You have the sense that Riches’ father – a deeply practical and often serious man – passes down both important skills to the young poet but, more so, shares a sense of his own fragility, and inherently his own maleness, ever striving against a construction of masculinity that is rendered, by the restrictiveness of its own definition, unreal or at least unattained. Riches is not judgemental of this behaviour, rather he accepts it is a thing that must be navigated so as to maintain strength in a relationship that also defines him. In the poem ‘Riches’, the poet goes back in time and presses against his father’s feet in awe as he co-drives, for a moment, a newly bought but ultimately second-hand car. The poem includes the revealing and endearing expression (as seen through the young son’s eyes): ‘I thought you were made of money.’ This is a poet that recollects the keen detail but who also understands that love and affection is often held in the actions we take in instructing others, especially our children.
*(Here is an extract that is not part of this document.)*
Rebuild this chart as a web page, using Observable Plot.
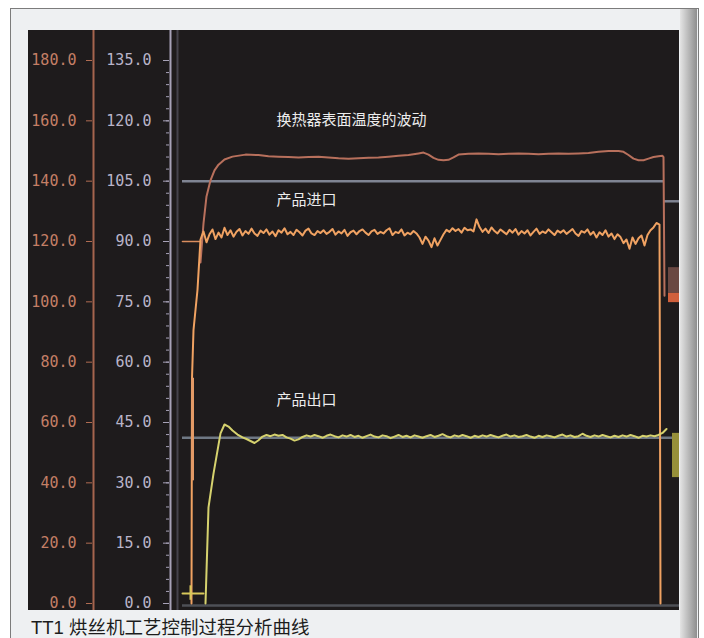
<!DOCTYPE html>
<html><head><meta charset="utf-8">
<script src="https://cdn.jsdelivr.net/npm/d3@7"></script>
<script src="https://cdn.jsdelivr.net/npm/@observablehq/plot@0.6"></script>
<style>
html,body{margin:0;padding:0;background:#fff;width:704px;height:638px;overflow:hidden;}
#frame{position:absolute;left:10px;top:8px;width:687px;height:640px;border:1px solid #7c7c7c;border-bottom:none;background:#eef0f2;}
#strip{position:absolute;left:680px;top:9px;width:17px;height:640px;background:linear-gradient(to right,#e4e4e4,#bdbdbd 45%,#8e8e8e);}
#chart{position:absolute;left:28px;top:30px;width:651px;height:580px;}
#chart svg{display:block;}
#caption{position:absolute;left:31px;top:613px;font:18.5px "Liberation Sans","Noto Sans CJK SC",sans-serif;color:#1c1c1c;white-space:nowrap;}
</style></head>
<body>
<div id="frame"></div>
<div id="strip"></div>
<div id="chart"></div>
<div id="caption">TT1 烘丝机工艺控制过程分析曲线</div>
<script>
// ---- tick labels (left = primary 0-135 scale, outer = 0-180 scale) ----
const innerTickLabels = [0, 15, 30, 45, 60, 75, 90, 105, 120, 135];
const outerTickLabels = [0, 20, 40, 60, 80, 100, 120, 140, 160, 180];
const outerToInner = 0.75;
const minorTicks = d3.range(0, 136, 3);

// ---- annotations ----
const labelText = ["换热器表面温度的波动", "产品进口", "产品出口"];
const labelT = [98, 98, 98];
const labelV = [120.1, 100.2, 50.5];

// ---- heat exchanger surface temperature ----
const heaterT = [22, 25, 28, 32, 36, 40, 46, 54, 67, 80, 90, 100, 110, 120, 130, 140, 150, 160, 170, 180, 190, 200, 210, 220, 230, 240, 245, 250, 255, 260, 265, 270, 275, 280, 290, 300, 310, 320, 330, 340, 350, 360, 370, 380, 390, 400, 410, 420, 430, 440, 445, 450, 455, 460, 465, 470, 475, 480, 484, 485, 486];
const heaterV = [84.8, 94.5, 101.2, 105.2, 107.7, 109.1, 110.4, 111.1, 111.6, 111.5, 111.2, 111.1, 111.0, 110.9, 111.0, 111.1, 110.9, 110.7, 110.6, 110.7, 110.8, 110.9, 111.1, 111.3, 111.5, 111.9, 112.1, 111.6, 110.8, 110.3, 110.2, 110.3, 110.9, 111.6, 111.8, 111.9, 111.8, 111.7, 111.8, 111.9, 111.8, 111.7, 111.8, 111.9, 111.8, 111.9, 112.0, 112.3, 112.5, 112.5, 112.3, 111.5, 110.6, 110.2, 110.2, 110.6, 111.0, 111.2, 111.3, 111.0, 76.5];

// ---- product inlet ----
const inletSetT = [4, 22];
const inletSetV = [90, 90];
const inletRiseT = [13, 13.5, 15, 19];
const inletRiseV = [0, 56, 68, 78];
const inletStart = 22, inletStep = 3;
const inletNoise = [
  90.5, 92.5, 89.8, 91.8, 93.0, 90.6, 92.2, 91.0, 93.4, 91.6, 92.8, 91.2, 92.4, 93.1, 91.5, 92.6, 91.9, 93.2, 92.0, 91.4, 92.7,
  92.1, 93.0, 91.7, 92.5, 91.3, 92.8, 92.2, 93.3, 91.8, 92.4, 91.6, 92.9, 92.3, 91.5, 92.7, 93.2, 92.0, 91.6, 92.6, 92.1,
  92.8, 91.9, 92.4, 93.1, 91.7, 92.5, 92.0, 92.9, 91.4, 92.3, 92.7, 91.8, 92.6, 93.0, 92.2, 91.6, 92.5, 92.9, 91.9, 92.4,
  92.0, 92.8, 93.3, 91.6, 92.4, 92.1, 93.0, 91.5, 92.2, 91.8, 92.6, 92.0, 91.0, 89.4, 91.2, 90.2, 88.6, 90.8, 89.0, 90.4,
  91.8, 92.9, 92.4, 93.3, 92.6, 93.1, 92.2, 93.4, 92.8, 93.0, 92.5, 95.5, 93.6, 92.4, 93.2, 92.1, 93.5, 92.6, 92.0, 93.0,
  92.4, 91.8, 92.9, 92.2, 93.1, 91.7, 92.6, 92.0, 92.8, 91.5, 92.4, 93.2, 91.9, 92.5, 92.1, 93.0, 92.3, 91.6, 92.7, 92.2,
  92.8, 91.9, 92.5, 93.1, 92.0, 91.4, 92.6, 92.2, 93.0, 91.7, 92.4, 91.0, 92.3, 91.6, 92.8, 91.2, 92.0, 90.6, 91.8, 91.1,
  89.6, 90.5, 88.2, 91.0, 89.4, 90.8, 91.5, 89.0, 91.6, 92.8, 93.5, 94.6
];
const inletEndT = [481, 482];
const inletEndV = [94.2, 0];
const inletCursorT = [14];
const inletCursorV1 = [30.5], inletCursorV2 = [56];

// ---- product outlet ----
const outletFlatT = [4, 25];
const outletFlatV = [2.5, 2.5];
const outletCursorT = [12];
const outletCursorV1 = [0.8], outletCursorV2 = [4.4];
const outletRiseT = [27, 30, 35, 39, 42, 46, 50, 54, 59, 64];
const outletRiseV = [0, 23.9, 32.3, 38.0, 42.3, 44.5, 44.0, 43.0, 42.0, 41.3];
const outletStart = 68, outletStep = 4;
const outletNoise = [
  40.9, 40.4, 39.9, 40.6, 41.5, 41.9, 41.6, 42.0, 41.7, 41.9, 41.3, 41.0, 40.5, 40.8, 41.4, 41.8, 41.5, 41.9, 41.6, 41.2,
  41.7, 42.0, 41.6, 41.3, 41.8, 41.5, 41.9, 41.4, 41.7, 41.2, 41.6, 42.0, 41.5, 41.3, 41.8, 41.6, 41.1, 41.5, 41.9, 41.4,
  41.7, 41.3, 41.8, 41.5, 41.2, 41.6, 41.9, 41.4, 41.7, 42.1, 41.6, 41.3, 41.8, 41.5, 41.9, 41.6, 41.2, 41.7, 41.4, 41.8,
  41.5, 41.9, 41.6, 41.3, 41.7, 42.0, 41.5, 41.8, 41.4, 41.6, 41.9, 41.5, 41.2, 41.7, 41.4, 41.8, 41.6, 41.3, 41.7, 42.0,
  41.5, 41.8, 41.4, 41.6, 42.2, 41.7, 41.4, 41.8, 41.5, 41.9, 41.6, 41.3, 41.7, 41.4, 41.8, 41.5, 41.9, 41.6, 41.2, 41.7,
  41.5, 41.8, 41.6, 41.9, 42.4, 43.4
];

// ---- reference (setpoint) lines ----
const refV = [105, 100, 41.2, -0.5];
const refT1 = [4, 485, 4, 4];
const refT2 = [485, 501, 501, 501];
const refColor = ["#7f8492", "#7f8492", "#6f7884", "#4e5056"];

// ---- current-value blocks at the right edge ----
const blockT1 = [490, 490, 494];
const blockT2 = [501, 501, 501];
const blockV1 = [77.1, 74.8, 31.3];
const blockV2 = [83.5, 77.1, 42.3];
const blockFill = ["#6a4842", "#d0603c", "#97903a"];

// ---- build tables ----
const zip = (T, V) => T.map((t, i) => ({t, v: V[i]}));
const heater = zip(heaterT, heaterV);
const inlet = [
  ...zip(inletRiseT, inletRiseV),
  ...inletNoise.map((v, i) => ({t: inletStart + i * inletStep, v})),
  ...zip(inletEndT, inletEndV)
];
const inletSet = zip(inletSetT, inletSetV);
const outlet = [
  ...zip(outletRiseT, outletRiseV),
  ...outletNoise.map((v, i) => ({t: outletStart + i * outletStep, v}))
];
const outletFlat = zip(outletFlatT, outletFlatV);
const refs = refV.map((v, i) => ({v, t1: refT1[i], t2: refT2[i], c: refColor[i]}));
const blocks = blockV1.map((v1, i) => ({t1: blockT1[i], t2: blockT2[i], v1, v2: blockV2[i], c: blockFill[i]}));
const labels = labelText.map((s, i) => ({s, t: labelT[i], v: labelV[i]}));
const cursors = [
  {t: inletCursorT[0], v1: inletCursorV1[0], v2: inletCursorV2[0], c: "#e39a66", w: 3},
  {t: outletCursorT[0], v1: outletCursorV1[0], v2: outletCursorV2[0], c: "#d8c85a", w: 2}
];

const axisFont = {fontFamily: "DejaVu Sans Mono", fontSize: 15};

const chart = Plot.plot({
  width: 651,
  height: 580,
  marginLeft: 150,
  marginRight: 0,
  marginTop: 30,
  marginBottom: 7,
  x: {domain: [0, 501], axis: null},
  y: {domain: [0, 135], axis: null},
  style: {background: "#1e1b1c", overflow: "visible"},
  marks: [
    // axis lines
    Plot.ruleX([0], {x: d => d, stroke: "#a5654e", strokeWidth: 2, dx: -85, insetTop: -30, insetBottom: -7}),
    Plot.ruleX([0], {x: d => d, stroke: "#a7a2b8", strokeWidth: 2, dx: -8, insetTop: -30, insetBottom: -7}),
    Plot.ruleX([0], {x: d => d, stroke: "#45434c", strokeWidth: 2, dx: -1, insetTop: -30, insetBottom: -7}),
    // outer scale (0-180)
    Plot.axisY(outerTickLabels.map(d => d * outerToInner), {
      anchor: "left", dx: -86, tickSize: 6, tickPadding: 10, stroke: "#b06c52", fill: "#c47f66",
      tickFormat: d => (d / outerToInner).toFixed(1), ...axisFont
    }),
    // inner scale (0-135)
    Plot.axisY(minorTicks, {anchor: "left", dx: -9, tickSize: 3, stroke: "#a7a2b8", fill: "none"}),
    Plot.axisY(innerTickLabels, {
      anchor: "left", dx: -9, tickSize: 6, tickPadding: 12, stroke: "#a7a2b8", fill: "#b9b4c9",
      tickFormat: d => d.toFixed(1), ...axisFont
    }),
    // reference lines
    Plot.ruleY(refs, {y: "v", x1: "t1", x2: "t2", stroke: "c", strokeWidth: 2.5}),
    // blocks
    Plot.rect(blocks, {x1: "t1", x2: "t2", y1: "v1", y2: "v2", fill: "c"}),
    // curves
    Plot.line(heater, {x: "t", y: "v", stroke: "#b8705c", strokeWidth: 2}),
    Plot.line(inletSet, {x: "t", y: "v", stroke: "#d98d5e", strokeWidth: 1.6}),
    Plot.line(inlet, {x: "t", y: "v", stroke: "#f0a262", strokeWidth: 2}),
    Plot.line(outletFlat, {x: "t", y: "v", stroke: "#d8c85a", strokeWidth: 2}),
    Plot.line(outlet, {x: "t", y: "v", stroke: "#d6d26e", strokeWidth: 2}),
    Plot.ruleX(cursors, {x: "t", y1: "v1", y2: "v2", stroke: "c", strokeWidth: "w"}),
    // annotations
    Plot.text(labels, {x: "t", y: "v", text: "s", textAnchor: "start", fill: "#ececec",
      fontSize: 15, fontFamily: "Noto Sans CJK SC"})
  ]
});
document.getElementById("chart").appendChild(chart);
</script>
</body></html>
This is Riches’ first pamphlet and it is commendable that he is able to demonstrate such a definite sense of his own ‘voice’ in a way that is beyond most poets who are starting out on their publishing journey. It is a voice that is distinguished and assured through the use of sharp wit, a deep understanding of language and of relationships. He envelops the reader into a world that is highly imaginative and whilst a good number of the images are surreal, it is reality – or at least the things that are integral to keeping us real within the context of the relationships we build – that interest him most. For all his humour and playfulness on a variety of subjects – there is a poem with the Arecibo Telescope in its title – he is at his most impressive when writing about family, both the one that brought him up and the one in which he is now a parent. In Riches’ work, a sense of unknowingness that we all share, and which intensifies with age, is offset by acquired wisdom that comes from having observed and decrypted the behaviours of others. He is a scholar of everyday situations and understands how the interactions we build through routine are in many ways the most important, and most telling.